Winning one-goal games led UND to the Penrose last season. Can it turn its one-goal record this year?

Nov. 24—BEMIDJI, Minn. — UND has struggled to win one-goal games this season.

In games decided by one or fewer goals, the Fighting Hawks are 1-4-2.

That's one win in seven.

If the Fighting Hawks are to turn around this season, figuring out a way to win those down-to-the-wire games will be paramount — and if recent history is any indicator, they'll get a chance to do just that this weekend against Bemidji State.

UND will play the series opener at 7:37 p.m. in Bemidji's Sanford Center. The teams will then head west on U.S. Highway 2 to play the series finale at 6:07 p.m. Saturday in Ralph Engelstad Arena.

The one hallmark of this series has been tight games.

Including last year's preseason exhibition game, seven of their last eight meetings have been decided by a single goal — or less. All three meetings last year — a 2-1 UND exhibition win, a 4-3 UND victory and a 4-3 Bemidji State overtime win — came down to the end.

"They've been outstanding games over the years," Beavers coach Tom Serratore said. "They're great games for both teams. They're competitive. We make each other better. I think the fans like it. They're fun games. They're fun for me to coach in."

Since March 2013, seven of the 17 games have gone to overtime.

"We play such similar styles," Serratore said. "I think we both want to be outstanding forechecking teams. We want to manage the puck very well. I think we play very similar and that probably helps add to the hardness of the games."

UND coach Brad Berry is expecting much of the same this season.

"They play fast; they play hard," Berry said. "They're hard on the forecheck and they come at you in waves. They're a typical Tom Serratore team that comes to work every day."

Bemidji State (5-3-2) has been an excellent puck possession team this season.

In Corsi, a metric that measures puck possession by attempted shots, the Beavers rank No. 9 in the nation at 55.7 percent — slightly ahead of Michigan and Minnesota. Bemidji State is the only team in the top 10 of Corsi that's unranked in this week's USCHO poll.

"When we're on top of our forechecking, that helps," Serratore said. "We keep pucks low, cycle well. . . a lot of that is puck management. Our possession is pretty good. I wish our shooting percentage (7.5, 49th in NCAA) was a little bit better. But at the end of the day, when you're possessing pucks, at least you're not defending."

Defending and keeping pucks out of the net has been challenging for UND this season.

The Fighting Hawks are giving up more than three goals per game, ranking 41st defensively, despite having a top-10 penalty kill.
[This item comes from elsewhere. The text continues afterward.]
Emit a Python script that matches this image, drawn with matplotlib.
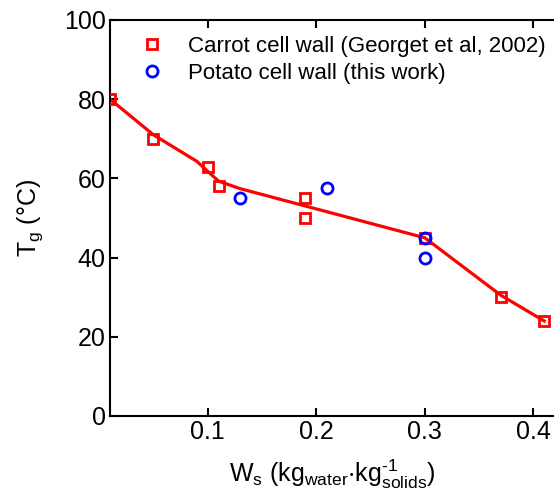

They gave up 11 in a two-game series to Quinnipiac, nine to Denver and seven to Minnesota. Last Saturday night, UND gave up four goals to a Miami team that entered the weekend with seven goals in six league games this season.

"I feel like we haven't been playing our best," UND rookie Jackson Blake said. "This is a good opportunity to show the nation how good we actually are."

Winning one-goal games was UND's recipe to winning a third-straight Penrose Cup last season.

The Fighting Hawks won seven consecutive one-goal games in February and March. Most of this year's roster — 20 of 27 players — played on that squad.

Now, they'll try to start winning those close games against a Bemidji State team that's produced plenty of them against the Fighting Hawks.

"They're a really hard team to play against," UND forward Judd Caulfield said. "They're fighting for nonconference points like us and we're going to have to go out there and out-compete them."

When: 7:37 p.m. Friday, 6:07 p.m. Saturday.

Where: Sanford Center in Bemidji on Friday, Ralph Engelstad Arena on Saturday.

TV: Midco Sports (GF Ch. 27/622 HD) on Saturday only.

Radio: The Fox (96.1 FM) on Friday, Cat Country (100.3 FM) on Saturday.

Stream: Flohockey.tv on Friday, NCHChockey.com on Saturday.